Polls and pols in Fairfax County have long said that the No. 1 citizen concern is traffic and an insufficient road network. That would seem to ensure easy passage for the proposed $134.4 million bond issue for major road improvements around the county in this fall's referendum.

But prominent local citizens in favor of the bond issue are taking no chances on its success, which would allow the county to borrow money to build two segments of the cross-county Springfield Bypass, as well as undertake 12 other road widening and construction projects.

At a news conference yesterday at George Mason University, a group calling itself the Coalition for Balanced Transportation announced that it had been formed to promote the bond issue, and plans to spend about $50,000 in the effort.

"We are in a race against time to build a transportation system that will sustain economic growth," said George Mason President George W. Johnson, chairman of the group of business and civic leaders.

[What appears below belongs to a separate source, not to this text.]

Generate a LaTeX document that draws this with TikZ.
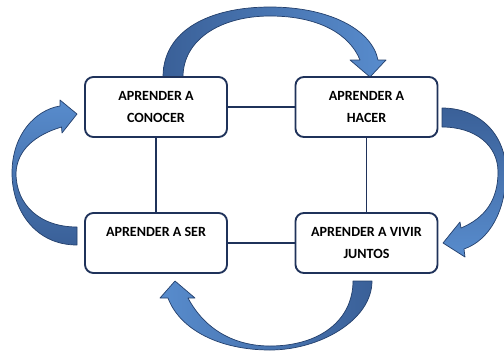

Taxes will not be increased to pay for the borrowing if the bond issue is approved, according to the coalition.

Asked whether the coalition would stress that forecast in its public education campaign this fall, Johnson responded: "The economic prosperity of Northern Virginia . . . is absolutely dependent on getting a balanced transportation system in place."

Fairfax is one of the few jurisdictions in Virginia to borrow money on its own for road construction, a function traditionally handled by the Virginia Department of Highways and Transportation. But the highway department is financially strapped, and some localities have urged a statewide bond referendum for roads.

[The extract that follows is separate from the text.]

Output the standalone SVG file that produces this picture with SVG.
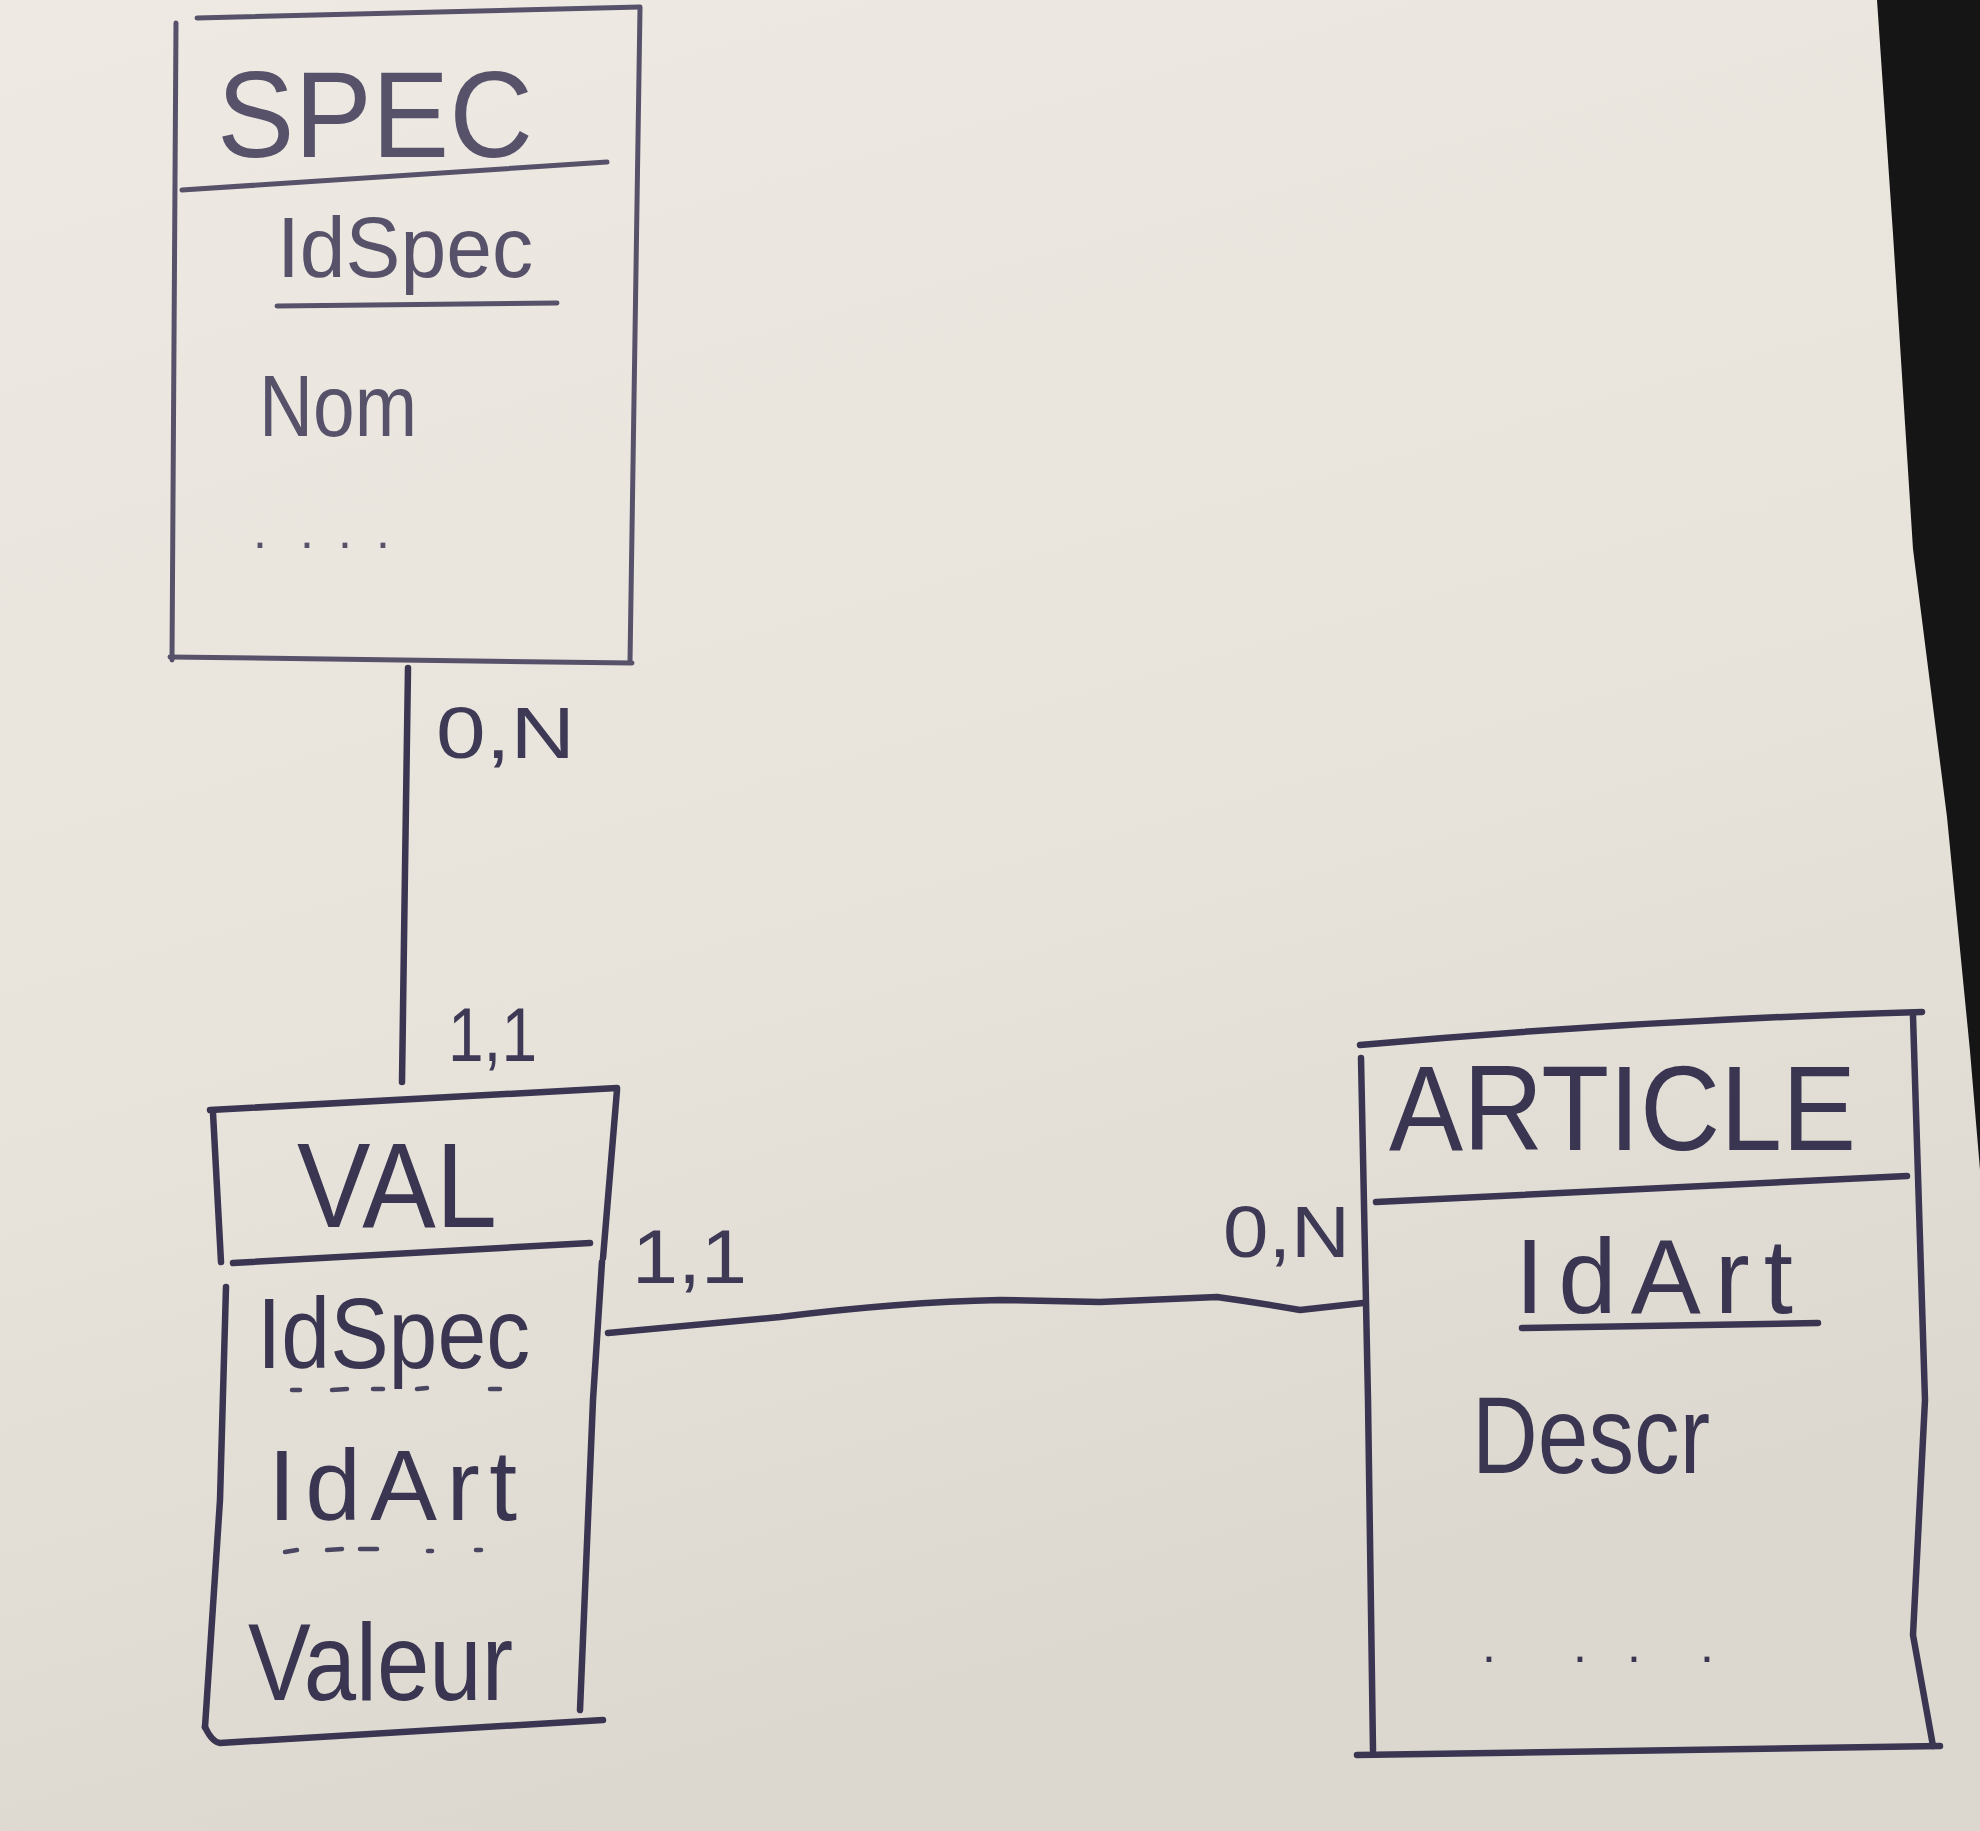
<svg xmlns="http://www.w3.org/2000/svg" width="1980" height="1831" viewBox="0 0 1980 1831">
<defs>
<linearGradient id="paper" x1="0" y1="0" x2="0.3" y2="1">
<stop offset="0" stop-color="#eeeae3"/>
<stop offset="0.6" stop-color="#e7e3db"/>
<stop offset="1" stop-color="#dcd8d0"/>
</linearGradient>
<style>
.ink{fill:none;stroke:#3a3550;stroke-width:6.5;stroke-linecap:round;stroke-linejoin:round}
.thin{stroke:#57526a;stroke-width:5}
.dash{fill:none;stroke:#4a4560;stroke-width:4.5;stroke-linecap:round}
.t{font-family:"Liberation Sans",Arial,sans-serif;fill:#3a3550}
.ts{fill:#57526a}
.lbl{font-family:"Liberation Sans",Arial,sans-serif;fill:#3e3954}
</style>
</defs>
<rect x="0" y="0" width="1980" height="1831" fill="url(#paper)"/>
<path d="M1877 0 L1893 234 L1913 549 L1947 817 L1970 1051 L1980 1170 L1980 0 Z" fill="#151515"/>

<g id="spec">
<path class="ink thin" d="M197 18 L640 7"/>
<path class="ink thin" d="M176 23 L172 660"/>
<path class="ink thin" d="M640 8 L630 662"/>
<path class="ink thin" d="M170 657 L632 663"/>
<path class="ink thin" d="M182 190 L607 162"/>
<text class="t ts" x="217" y="157" font-size="122" textLength="316" lengthAdjust="spacingAndGlyphs">SPEC</text>
<text class="t ts" x="277" y="277" font-size="86" textLength="256" lengthAdjust="spacingAndGlyphs">IdSpec</text>
<path class="ink thin" d="M277 306 L557 303"/>
<text class="t ts" x="259" y="436" font-size="88" textLength="158" lengthAdjust="spacingAndGlyphs">Nom</text>
<text class="t ts" x="253 300 338 376" y="548" font-size="50">....</text>
</g>

<g id="val">
<path class="ink" d="M210 1110 L617 1088"/>
<path class="ink" d="M213 1113 L221 1262 M226 1287 L220 1500 L205 1727"/>
<path class="ink" d="M617 1090 L603 1258 M602 1262 L593 1400 L580 1710"/>
<path class="ink" d="M205 1727 Q212 1742 220 1743 L603 1720"/>
<path class="ink" d="M233 1263 L590 1243"/>
<text class="t" x="297" y="1227" font-size="120" textLength="200" lengthAdjust="spacingAndGlyphs">VAL</text>
<text class="t" x="257" y="1368" font-size="100" textLength="273" lengthAdjust="spacingAndGlyphs">IdSpec</text>
<path class="dash" d="M292 1390 L300 1390 M332 1390 L347 1389 M373 1389 L383 1389 M417 1389 L427 1388 M490 1389 L500 1389"/>
<text class="t" x="268" y="1520" font-size="100" textLength="249" lengthAdjust="spacing">IdArt</text>
<path class="dash" d="M285 1552 L297 1550 M327 1550 L342 1549 M360 1549 L377 1549 M428 1551 L432 1551 M476 1550 L481 1550"/>
<text class="t" x="248" y="1700" font-size="110" textLength="265" lengthAdjust="spacingAndGlyphs">Valeur</text>
</g>

<g id="article">
<path class="ink" d="M1360 1045 Q1640 1020 1922 1012"/>
<path class="ink" d="M1361 1058 L1368 1400 L1373 1750"/>
<path class="ink" d="M1913 1016 L1925 1400 L1913 1635 L1933 1746"/>
<path class="ink" d="M1376 1202 L1907 1176"/>
<path class="ink" d="M1357 1755 L1940 1746"/>
<text class="t" x="1389" y="1150" font-size="120" textLength="467" lengthAdjust="spacingAndGlyphs">ARTICLE</text>
<text class="t" x="1515" y="1313" font-size="105" textLength="278" lengthAdjust="spacing">IdArt</text>
<path class="ink" d="M1522 1328 L1818 1323"/>
<text class="t" x="1472" y="1473" font-size="110" textLength="238" lengthAdjust="spacingAndGlyphs">Descr</text>
<text class="t" x="1482 1573 1627 1700" y="1662" font-size="50">....</text>
</g>

<g id="connectors">
<path class="ink" d="M408 668 L405 870 L402 1082"/>
<path class="ink" d="M608 1333 L780 1317 Q900 1302 1000 1300 L1100 1302 L1217 1297 Q1260 1303 1300 1310 L1363 1303"/>
<text class="lbl" x="436" y="758" font-size="72" textLength="139" lengthAdjust="spacingAndGlyphs">0,N</text>
<text class="lbl" x="448" y="1061" font-size="76" textLength="89" lengthAdjust="spacingAndGlyphs">1,1</text>
<text class="lbl" x="632" y="1283" font-size="76" textLength="115" lengthAdjust="spacingAndGlyphs">1,1</text>
<text class="lbl" x="1223" y="1257" font-size="72" textLength="127" lengthAdjust="spacingAndGlyphs">0,N</text>
</g>
</svg>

A committee of the Virginia Association of Counties last month recommended that the state put a $500 million road bond issue up for referendum as soon as possible.

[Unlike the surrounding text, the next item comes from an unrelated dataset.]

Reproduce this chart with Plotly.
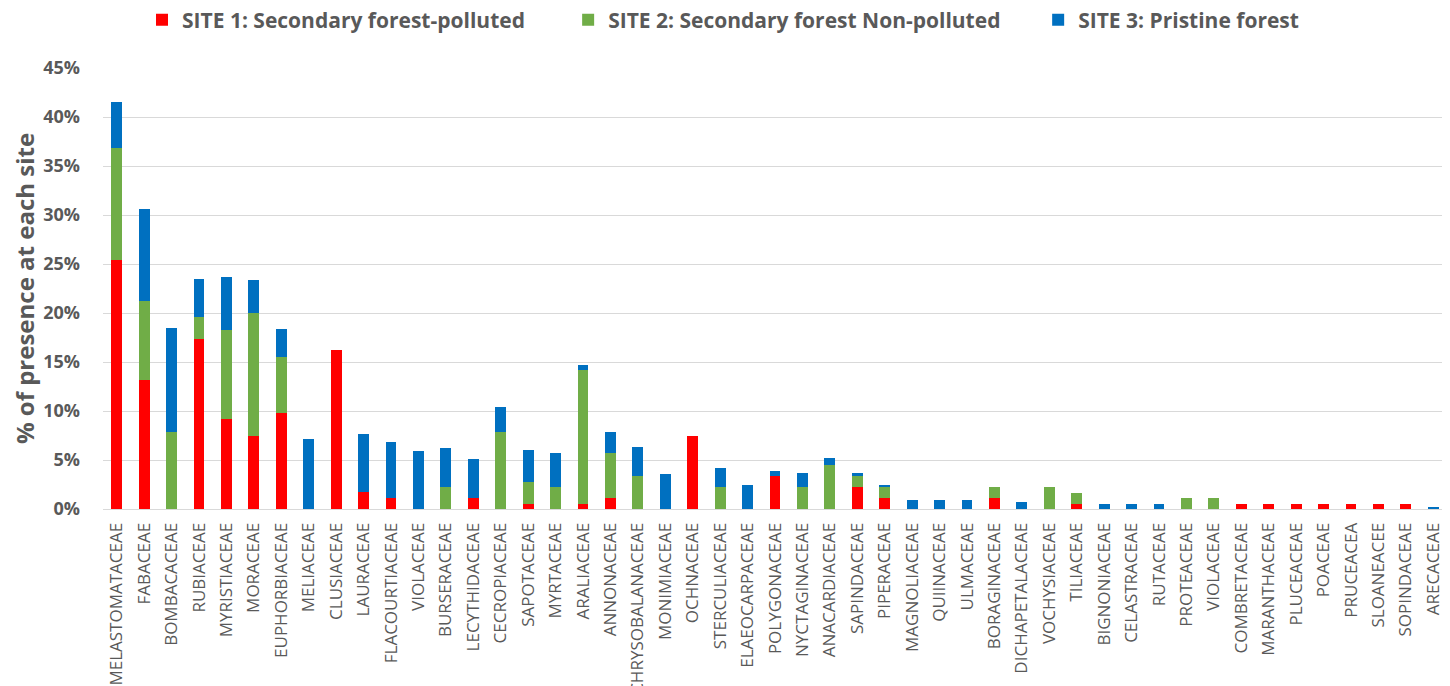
import plotly.graph_objects as go

families = ["MELASTOMATACEAE", "FABACEAE", "BOMBACACEAE", "RUBIACEAE", "MYRISTIACEAE", "MORACEAE",
            "EUPHORBIACEAE", "MELIACEAE", "CLUSIACEAE", "LAURACEAE", "FLACOURTIACEAE", "VIOLACEAE",
            "BURSERACEAE", "LECYTHIDACEAE", "CECROPIACEAE", "SAPOTACEAE", "MYRTACEAE", "ARALIACEAE",
            "ANNONACEAE", "CHRYSOBALANACEAE", "MONIMIACEAE", "OCHNACEAE", "STERCULIACEAE",
            "ELAEOCARPACEAE", "POLYGONACEAE", "NYCTAGINACEAE", "ANACARDIACEAE", "SAPINDACEAE",
            "PIPERACEAE", "MAGNOLIACEAE", "QUIINACEAE", "ULMACEAE", "BORAGINACEAE", "DICHAPETALACEAE",
            "VOCHYSIACEAE", "TILIACEAE", "BIGNONIACEAE", "CELASTRACEAE", "RUTACEAE", "PROTEACEAE",
            "VIOLACEAE", "COMBRETACEAE", "MARANTHACEAE", "PLUCEACEAE", "POACEAE", "PRUCEACEA",
            "SLOANEACEE", "SOPINDACEAE", "ARECACEAE"]

site1 = [25.4, 13.2, 0, 17.3, 9.2, 7.5, 9.8, 0, 16.2, 1.7, 1.1, 0,
         0, 1.1, 0, 0.55, 0, 0.55, 1.1, 0, 0, 7.5, 0,
         0, 3.4, 0, 0, 2.25, 1.1, 0, 0, 0, 1.1, 0,
         0, 0.55, 0, 0, 0, 0, 0, 0.55, 0.55, 0.55, 0.55, 0.55, 0.55, 0.55, 0]
site2 = [11.4, 8.0, 7.9, 2.3, 9.1, 12.5, 5.7, 0, 0, 0, 0, 0,
         2.2, 0, 7.9, 2.25, 2.2, 13.6, 4.6, 3.4, 0, 0, 2.2,
         0, 0, 2.2, 4.45, 1.1, 1.15, 0, 0, 0, 1.1, 0,
         2.2, 1.1, 0, 0, 0, 1.1, 1.1, 0, 0, 0, 0, 0, 0, 0, 0]
site3 = [4.7, 9.4, 10.6, 3.9, 5.4, 3.4, 2.9, 7.1, 0, 5.95, 5.7, 5.9,
         4.0, 4.0, 2.5, 3.2, 3.5, 0.55, 2.2, 2.9, 3.6, 0, 2.0,
         2.4, 0.5, 1.5, 0.75, 0.3, 0.25, 0.9, 0.9, 0.9, 0, 0.7,
         0, 0, 0.5, 0.5, 0.5, 0, 0, 0, 0, 0, 0, 0, 0, 0, 0.2]

series_names = ["SITE 1: Secondary forest-polluted", "SITE 2: Secondary forest Non-polluted",
                "SITE 3: Pristine forest"]
colors = ["#FF0000", "#70AD47", "#0070C0"]
y_ticks = [0, 5, 10, 15, 20, 25, 30, 35, 40, 45]

# page body has an 8px margin, so the figure is sized to fill the rest of the window
W, H = 1442, 678
xpos = list(range(len(families)))
# non-breaking spaces widen the gap between legend entries
legend_pad = ["\u00a0" * 7, "\u00a0" * 6, ""]

fig = go.Figure()
for name, vals, col, pad in zip(series_names, [site1, site2, site3], colors, legend_pad):
    fig.add_trace(go.Bar(x=xpos, y=vals, name=name + pad,
                         marker=dict(color=col, line=dict(width=0))))

fig.update_layout(
    barmode="stack",
    bargap=0.6,
    showlegend=True,
    width=W, height=H,
    margin=dict(l=95, r=3, t=60, b=177),
    plot_bgcolor="white", paper_bgcolor="white",
    font=dict(family="Open Sans", color="#595959"),
    legend=dict(orientation="h", yref="container", xref="container",
                yanchor="middle", xanchor="left", x=134 / W, y=1 - 12 / H,
                font=dict(size=21, color="#595959", weight="bold"),
                bgcolor="rgba(0,0,0,0)", traceorder="normal"),
    xaxis=dict(tickmode="array", tickvals=xpos, ticktext=families, tickangle=-90,
               range=[-0.5, len(families) - 0.5], automargin=False, ticklabelstandoff=6,
               tickfont=dict(size=17, color="#595959"),
               showline=True, linecolor="#d9d9d9", linewidth=1, ticks=""),
    yaxis=dict(range=[0, 45], tickvals=y_ticks, ticktext=[f"{v}%" for v in y_ticks],
               automargin=False, ticklabelstandoff=22,
               showgrid=True, gridcolor="#d9d9d9", gridwidth=1, zeroline=False,
               tickfont=dict(size=18, color="#595959", weight="bold"),
               title=dict(text="% of presence at each site", standoff=15,
                          font=dict(size=24, color="#595959", weight="bold"))),
)

fig.write_html("out.html")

The panel's recommendation, scheduled to be considered by the VACO executive board next week, urges that the statewide referendum include a list of specific road projects that would be funded by the $500 million.

That plan is seen by some as a possible compromise between the state's urban and suburban jurisdictions, on the one hand, and rural areas, on the other, over how the money raised in a statewide bond issue would be distributed.

But Fairfax County officials say they oppose a statewide road bond that would list specific projects, citing the likelihood that primary roads designed for travel around the state would be favored at the expense of secondary roads, which benefit more populous counties.

Many urban and suburban jurisdictions, including Fairfax, favor an allotment of the funds according to the existing formula of the state highway department, while rural counties would like more state funds channeled toward primary roads, on which they depend heavily.

The campaign for this year's road bond in Fairfax is likely to gear up after Labor Day, when voters return from vacation and public attention focuses on the Nov. 5 referendum.